Children’s Fund supporters raise more than $1 million in advance of election

Pittsburgh Post Gazette – The campaign for an Allegheny County Children’s Fund is approaching $1 million in spending, thanks to six-figure donations from advocacy and social service agencies, plus nearly that much from a local bank.

The proposed fund — which would pay for early learning, after-school programs and nutritious meals for kids — will be on the Nov. 6 general election ballot in Allegheny County.
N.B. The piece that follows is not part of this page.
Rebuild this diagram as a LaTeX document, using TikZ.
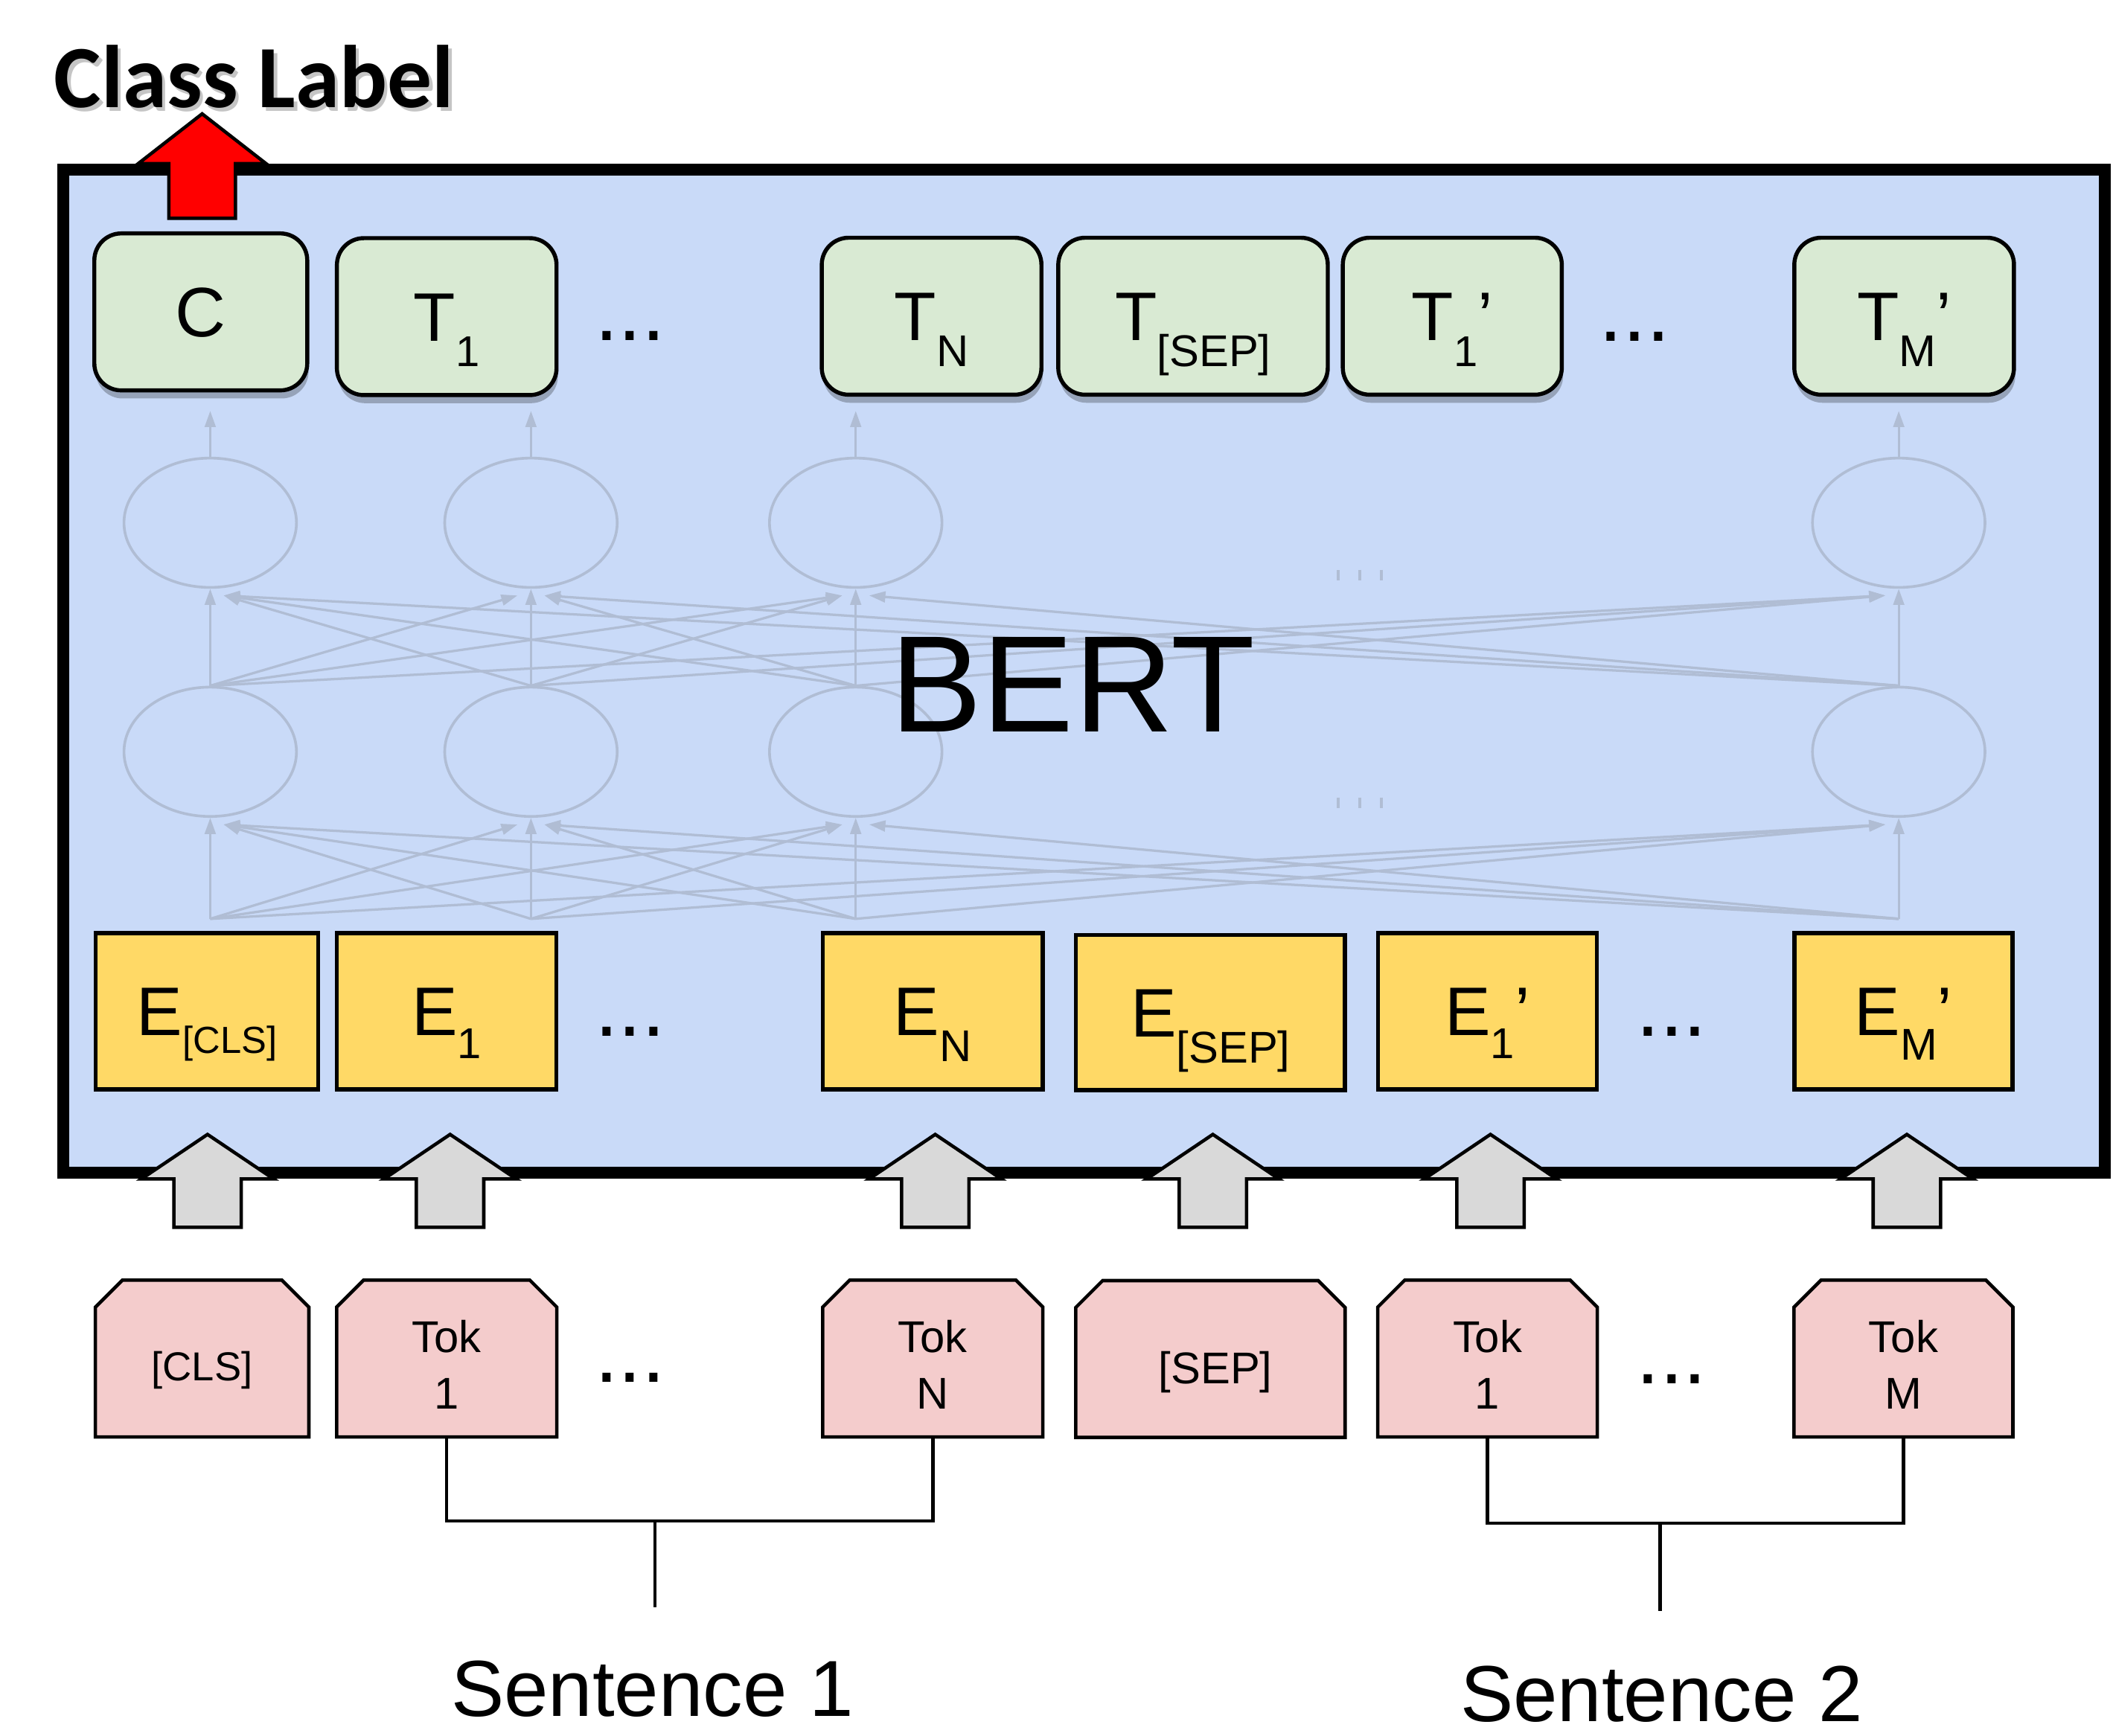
\documentclass[tikz,border=0pt]{standalone}
\usepackage{fontspec}
\setmainfont{Liberation Sans}
\newfontfamily\clfont{Carlito}
\usetikzlibrary{shapes.geometric,shadows,arrows.meta,calc}
\definecolor{bertblue}{HTML}{C9DAF8}
\definecolor{tgreen}{HTML}{D9EAD3}
\definecolor{eyellow}{HTML}{FFD966}
\definecolor{tpink}{HTML}{F4CCCC}
\definecolor{agray}{HTML}{D9D9D9}
\definecolor{netgray}{RGB}{176,189,212}
\newcommand{\fs}[1]{\fontsize{#1pt}{#1pt}\selectfont}
\newcommand{\msub}[3]{\raisebox{-#1pt}{\fs{#2}#3}}
\newcommand{\tokpoly}[1]{\path[tokshape] (#1.south west) -- ([yshift=-20pt]#1.north west) -- ([xshift=20pt]#1.north west) -- ([xshift=-20pt]#1.north east) -- ([yshift=-20pt]#1.north east) -- (#1.south east) -- cycle;}
\begin{document}
\begin{tikzpicture}[x=1pt,y=-1pt,
  bertframe/.style={draw=black,fill=bertblue,line width=8.5pt,minimum width=1515pt,minimum height=744.5pt,inner sep=0pt},
  tbox/.style={draw=black,fill=tgreen,line width=3pt,rounded corners=20pt,minimum height=116.5pt,inner sep=0pt,text height=36.5pt,text depth=0pt,font=\fs{51},drop shadow={shadow xshift=1pt,shadow yshift=-6pt,opacity=0.25,fill=black}},
  ebox/.style={draw=black,fill=eyellow,line width=3pt,minimum height=116pt,inner sep=0pt,text height=36.5pt,text depth=0pt,font=\fs{51}},
  tokbox/.style={minimum height=116pt,inner sep=0pt},
  tokshape/.style={draw=black,fill=tpink,line width=2.5pt,line join=miter},
  toktxt/.style={anchor=base,inner sep=0pt,font=\fs{33}},
  dotstxt/.style={anchor=base,inner sep=0pt,font=\fs{63}},
  neuron/.style={ellipse,draw=netgray,line width=2pt,minimum width=128pt,minimum height=96pt,inner sep=0pt},
  netline/.style={draw=netgray,line width=1.8pt,-{Triangle[length=12pt,width=8pt]}},
  blockarrow/.style={draw=black,fill=agray,line width=2.5pt,line join=miter},
  graybarrow/.pic={\path[blockarrow] (0,0) -- (49,33) -- (25,33) -- (25,69) -- (-25,69) -- (-25,33) -- (-49,33) -- cycle;},
  bracket/.style={draw=black,line width=2.5pt}
]
\useasboundingbox (0,0) rectangle (1568,1288);

% BERT frame
\node[bertframe] (bert) at (804.5,498.25) {};

% faded network
\foreach \i/\x in {1/156,2/394,3/635,4/1409}{
  \node[neuron] (u\i) at (\x,388) {};
  \node[neuron] (l\i) at (\x,558) {};
  \coordinate (s\i) at (\x,682);
  \coordinate (o\i) at (\x,305);
}
\foreach \i in {1,...,4}{
  \draw[netline] (s\i) -- (l\i.south);
  \draw[netline] (l\i.north) -- (u\i.south);
  \draw[netline] (u\i.north) -- (o\i);
  \foreach \j in {1,...,4}{
    \ifnum\i=\j\relax\else
      \pgfmathsetmacro\off{\i<\j ? -10 : 10}
      \draw[netline] (s\i) -- ([xshift=\off pt,yshift=-5pt]l\j.south);
      \draw[netline] (l\i.north) -- ([xshift=\off pt,yshift=-5pt]u\j.south);
    \fi
  }
}
\foreach \yy in {427,596}{
  \foreach \xx in {993,1009,1025}{
    \draw[netgray,line width=2.5pt] (\xx,\yy-4) -- (\xx,\yy+4);
  }
}

\node[anchor=base,inner sep=0pt,font=\fs{102}] (berttxt) at (796,543) {BERT};

% output boxes
\node[tbox,minimum width=158pt] (tc) at (149,231.5) {\fs{52}C};
\node[tbox,minimum width=163pt] (t1) at (331.5,235) {T\msub{19}{32}{1}};
\node[tbox,minimum width=163pt] (tn) at (691.3,234.7) {T\msub{19}{33}{N}};
\node[tbox,minimum width=200pt] (tsep) at (885.3,234.7) {T\msub{19}{33}{[SEP]}};
\node[tbox,minimum width=162.5pt] (t1p) at (1077.7,234.7) {T\msub{19}{32}{1}’};
\node[tbox,minimum width=163pt] (tm) at (1413,234.7) {T\msub{19}{33}{M}’};
\node[dotstxt] (dt1) at (467.6,252.5) {...};
\node[dotstxt] (dt2) at (1213,253) {...};

% embedding boxes
\node[ebox,minimum width=165pt] (ecls) at (153.5,750.5) {E\msub{13}{28}{[CLS]}};
\node[ebox,minimum width=163pt] (e1) at (331.5,750.5) {E\msub{17}{32}{1}};
\node[ebox,minimum width=163pt] (en) at (692.2,750.5) {E\msub{19}{33}{N}};
\node[ebox,minimum width=199.5pt,minimum height=115pt] (esep) at (898.2,751.5) {E\msub{19}{33}{[SEP]}};
\node[ebox,minimum width=162.5pt] (e1p) at (1103.8,750.5) {E\msub{17}{32}{1}’};
\node[ebox,minimum width=162pt] (em) at (1412.5,750.5) {E\msub{18}{33}{M}’};
\node[dotstxt] (de1) at (467.6,769) {...};
\node[dotstxt] (de2) at (1240.5,769) {...};

% class label arrow
\path[draw=black,fill=red,line width=2.5pt,line join=miter] (150,84.5) -- (197.5,121.5) -- (174.7,121.5) -- (174.7,162) -- (125.3,162) -- (125.3,121.5) -- (102.5,121.5) -- cycle;
\node[anchor=base west,inner sep=0pt,font=\clfont\bfseries\fs{66},text=black!45,opacity=0.5] (clsshadow) at (42.5,82.5) {Class Label};
\node[anchor=base west,inner sep=0pt,font=\clfont\bfseries\fs{66}] (clslbl) at (40,80) {Class Label};

% input arrows
\foreach \x in {154,334,694,900,1106,1415}{
  \pic at (\x,842) {graybarrow};
}

% tokens
\node[tokbox,minimum width=158pt] (tkc) at (150,1008.4) {};
\node[tokbox,minimum width=163pt] (tk1) at (331.5,1008.4) {};
\node[tokbox,minimum width=163pt] (tkn) at (692.2,1008.4) {};
\node[tokbox,minimum width=199.5pt] (tks) at (898.2,1008.7) {};
\node[tokbox,minimum width=162.5pt] (tk1p) at (1103.8,1008.4) {};
\node[tokbox,minimum width=162pt] (tkm) at (1412.5,1008.4) {};
\tokpoly{tkc}\tokpoly{tk1}\tokpoly{tkn}\tokpoly{tks}\tokpoly{tk1p}\tokpoly{tkm}
\node[toktxt,font=\fs{30}] (tkct) at (150,1025) {[CLS]};
\node[toktxt] (tk1a) at (331.5,1003.7) {Tok};
\node[toktxt] (tk1b) at (331.5,1046) {1};
\node[toktxt] (tkna) at (692.2,1003.7) {Tok};
\node[toktxt] (tknb) at (692.2,1046) {N};
\node[toktxt,font=\fs{33}] (tkst) at (902,1027) {[SEP]};
\node[toktxt] (tk1pa) at (1103.8,1003.7) {Tok};
\node[toktxt] (tk1pb) at (1103.8,1046) {1};
\node[toktxt] (tkma) at (1412.5,1003.7) {Tok};
\node[toktxt] (tkmb) at (1412.5,1046) {M};
\node[dotstxt] (dk1) at (467.6,1026) {...};
\node[dotstxt] (dk2) at (1240.5,1027) {...};

% sentence brackets
\coordinate (b1) at (486,1129);
\coordinate (b1end) at (486,1193);
\coordinate (b2) at (1232,1130.5);
\coordinate (b2end) at (1232,1196);
\draw[bracket] (tk1.south) |- (b1) -| (tkn.south);
\draw[bracket] (b1) -- (b1end);
\draw[bracket] (tk1p.south) |- (b2) -| (tkm.south);
\draw[bracket] (b2) -- (b2end);
\node[anchor=base,inner sep=0pt,font=\fs{59}] (sen1) at (484,1274) {Sentence 1};
\node[anchor=base,inner sep=0pt,font=\fs{59}] (sen2) at (1233,1278) {Sentence 2};
\end{tikzpicture}
\end{document}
It would raise an estimated $18 million annually via a proposed 0.25-mill property tax increase, or $25 per every $100,000 of assessed value.

Campaign finance reports show that backers of the fund have raised more than $1 million and spent more than $856,000 in its efforts, as of last week.

Financial supporters of the initiative include nonprofits PUMP, YWCA Greater Pittsburgh, United Way of Southwestern Pennsylvania, Pressley Ridge Foundation and the Turtle Creek-based Human Services Center Corp., which all contributed more than $100,000.

Filings also show a $75,000 contribution from PNC Bank.

North Side-based Allies for Children, which advocates on education and health policy issues for children, also made more than $70,000 worth of in-kind contributions.

Other nonprofit support came from Pressley Ridge, which provides mental health, foster care services and residential treatment facilities; early childhood organization Trying Together; The Mentoring Partnership of Southwestern Pennsylvania; and after-school and summer program Higher Achievement, according to filings from the Allegheny County Board of Elections that cover May through Oct. 22, the final filing prior to the election.

Supporters of the fund have said it would aid programs proven to help children where there is currently not enough state and federal funding to cover every child who needs services. They have also pointed to a number of other cities and counties with similar funds.

“We have supported [this initiative] because we know from research and those we work with daily that early learning, after-school programs and nutritious meals are services that are critical to the success of our children,” Bob Nelkin, president and CEO, United Way of Southwestern PA, said in a statement Friday.

According to financial filings, the group’s expenditures included Washington, D.C.-based Vote Goal Organizing, Inc. for “field consulting costs,” local lobbying and consulting firm The Carey Group for communications costs, Downtown law firm Cohen & Grigsby and marketing firm Blender.

Critics such as Allegheny County Executive Rich Fitzgerald, have said they do not support funding such programs through a property tax increase.

A number of public school and education advocates have also said they do not oppose the programs at issue, but have said they haven’t heard from backers of the measure or question the proposed structure of how the funds would be overseen — by a county-run office with an appointed advisory board.

It is also opposed by the conservative Allegheny Institute for Public Policy, which opposed the measure because of the proposed tax increase, as well as questioning how the money will be distributed and asking why the county should be involved with services that are provided by school districts.

Jesse McLean Jr., executive director of Western Pennsylvania for Pressley Ridge, said his organization is involved in the effort because if the fund is approved, it could aid the foster children his agency serves, though it would not directly financially aid his organization, he said.

“It wouldn’t financially benefit our organization, but it would create a certain level of success for the kids we serve,” he said.

Patrick Dowd, executive director of Allies for Children and a leading advocate for the proposed fund, said the steering committee of 10 organizations advocating for the fund aimed to have a large number of organizations that did not have a financial self-interest in its approval. A number of the advocacy organizations on the steering committee and who contributed financially to the campaign do not provide direct services. Those providers that do, Mr. Dowd said, would not have any advantage in providing those services if the fund is approved by voters.

“We see this as a fully competitive process,” he said.

The Human Services Center Corp., which serves 37 Mon Valley communities, runs an after-school program, among other services, but Executive Director Dave Coplan said his organization would not directly benefit necessarily from the fund.

The organization’s after-school program serves about 100 children, and 150 in the summer.

“It’s possible that we could be an applicant for funds in the future if this passed,” though it is also possible that they wouldn’t be, depending on the request for proposals process, he said.

Mr. Coplan said his organization supports a Children’s Fund for the needs of the kids in Allegheny County, “recognizing that we might not ever get a penny of money from a fund if it is established.”